Dec 2, 2013 9:03 PM by Russ Thomas - KPAX News
MISSOULA - If you've spent any time in Western Montana during the winter months, you've undoubtedly heard the term, "wind chill factor". What many may not know is how wind chill is calculated or how dangerous it really can be.
According to the dictionary, the definition of wind chill is: “a still-air temperature that would have the same cooling effect on exposed human skin as a given combination of temperature and wind speed.” In more basic terms, it's what the temperature feels like to your skin in cold, windy conditions.
The human body naturally emits a layer of warm air around the skin which insulates it when temperatures are cold. Wind pushes this warm layer off the skin making it colder. Dressing in layers holds even more importance when wind chill values are low. In this case, thermals with two light material shirts, covered by a sweat shirt and a heavy jacket; along with a good pair of gloves, and a hat to cover the head helps hold heat in. Exposed skin is at risk for frostbite and hypothermia. The colder the temperature, and the stronger the wind, the shorter time it takes to become susceptible to these conditions.
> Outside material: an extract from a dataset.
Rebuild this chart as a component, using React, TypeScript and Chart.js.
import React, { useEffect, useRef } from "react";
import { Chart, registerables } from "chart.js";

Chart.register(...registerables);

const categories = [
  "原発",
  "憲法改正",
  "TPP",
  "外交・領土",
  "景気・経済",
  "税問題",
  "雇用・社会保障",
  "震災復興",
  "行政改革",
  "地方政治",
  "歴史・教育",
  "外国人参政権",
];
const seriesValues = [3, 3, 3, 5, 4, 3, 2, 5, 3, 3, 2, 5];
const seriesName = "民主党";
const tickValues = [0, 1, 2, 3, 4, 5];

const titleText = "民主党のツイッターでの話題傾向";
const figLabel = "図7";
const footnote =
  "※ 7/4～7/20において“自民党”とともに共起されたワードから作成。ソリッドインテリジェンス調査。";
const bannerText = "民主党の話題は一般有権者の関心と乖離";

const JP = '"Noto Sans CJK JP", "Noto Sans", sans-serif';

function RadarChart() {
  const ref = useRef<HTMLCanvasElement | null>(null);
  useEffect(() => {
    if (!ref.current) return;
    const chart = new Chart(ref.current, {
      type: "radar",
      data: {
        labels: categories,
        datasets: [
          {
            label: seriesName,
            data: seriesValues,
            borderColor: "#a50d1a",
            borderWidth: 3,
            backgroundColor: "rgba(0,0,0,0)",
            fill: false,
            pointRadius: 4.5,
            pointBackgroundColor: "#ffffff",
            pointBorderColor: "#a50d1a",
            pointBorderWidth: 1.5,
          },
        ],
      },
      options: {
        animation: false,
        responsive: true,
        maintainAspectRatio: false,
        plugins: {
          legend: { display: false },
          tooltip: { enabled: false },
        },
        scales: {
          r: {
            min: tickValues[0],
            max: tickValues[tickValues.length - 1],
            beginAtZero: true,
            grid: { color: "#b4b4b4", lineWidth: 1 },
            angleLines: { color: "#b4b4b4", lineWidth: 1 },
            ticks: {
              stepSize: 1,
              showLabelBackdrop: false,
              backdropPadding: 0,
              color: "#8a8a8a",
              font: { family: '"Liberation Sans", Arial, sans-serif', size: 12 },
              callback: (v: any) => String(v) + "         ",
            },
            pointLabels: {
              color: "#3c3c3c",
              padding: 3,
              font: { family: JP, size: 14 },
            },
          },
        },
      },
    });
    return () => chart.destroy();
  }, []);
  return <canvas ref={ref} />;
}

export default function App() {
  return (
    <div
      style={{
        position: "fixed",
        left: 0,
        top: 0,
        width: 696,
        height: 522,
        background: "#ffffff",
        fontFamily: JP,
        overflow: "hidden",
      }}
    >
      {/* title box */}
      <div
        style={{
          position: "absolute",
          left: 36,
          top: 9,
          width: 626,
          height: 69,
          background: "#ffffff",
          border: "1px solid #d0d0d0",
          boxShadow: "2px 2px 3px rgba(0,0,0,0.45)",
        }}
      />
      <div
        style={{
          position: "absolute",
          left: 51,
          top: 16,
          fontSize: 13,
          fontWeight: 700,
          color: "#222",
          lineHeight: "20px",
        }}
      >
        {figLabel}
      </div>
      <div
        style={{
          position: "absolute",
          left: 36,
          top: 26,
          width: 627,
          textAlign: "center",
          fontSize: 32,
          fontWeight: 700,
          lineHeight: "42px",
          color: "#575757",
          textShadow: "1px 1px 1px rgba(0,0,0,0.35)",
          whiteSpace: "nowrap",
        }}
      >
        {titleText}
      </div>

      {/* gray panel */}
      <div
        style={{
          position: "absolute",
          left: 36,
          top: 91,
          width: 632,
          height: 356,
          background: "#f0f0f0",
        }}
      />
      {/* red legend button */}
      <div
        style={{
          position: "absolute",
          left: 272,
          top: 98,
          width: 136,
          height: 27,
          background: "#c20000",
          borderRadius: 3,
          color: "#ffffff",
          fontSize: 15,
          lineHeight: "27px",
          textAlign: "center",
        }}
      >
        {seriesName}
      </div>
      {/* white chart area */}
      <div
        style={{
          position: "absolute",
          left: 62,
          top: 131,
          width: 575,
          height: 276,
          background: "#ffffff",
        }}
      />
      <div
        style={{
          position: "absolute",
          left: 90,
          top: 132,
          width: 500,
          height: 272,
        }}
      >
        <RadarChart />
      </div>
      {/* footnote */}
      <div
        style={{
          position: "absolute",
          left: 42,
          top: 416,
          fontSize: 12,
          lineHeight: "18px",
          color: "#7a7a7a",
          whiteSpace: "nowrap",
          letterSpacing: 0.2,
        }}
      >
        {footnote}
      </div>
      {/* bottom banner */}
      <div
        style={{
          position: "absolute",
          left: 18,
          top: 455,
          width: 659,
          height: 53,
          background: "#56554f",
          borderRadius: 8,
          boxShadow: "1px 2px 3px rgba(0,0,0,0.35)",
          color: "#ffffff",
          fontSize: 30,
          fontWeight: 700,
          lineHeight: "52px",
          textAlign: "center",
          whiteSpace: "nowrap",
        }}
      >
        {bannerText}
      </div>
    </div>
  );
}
Without getting into the complicated formula that calculates wind chill, we can give you a couple of examples that we have the potential of seeing over the next two days. Overnight Tuesday, the potential of wind gusts of 35mph combined with a temperature of 5 gives a wind chill of 20-below. Tuesday afternoon's temperature near 20 combined with a wind gust of 40 calculates a wind chill of 1 below.
Given this information, as always, the Storm Tracker Meteorology department urges you to dress in layers, cover all exposed skin, and only go outdoors when necessary. After a decrease in winds by midweek, wind chill numbers are forecasted to dip again this weekend.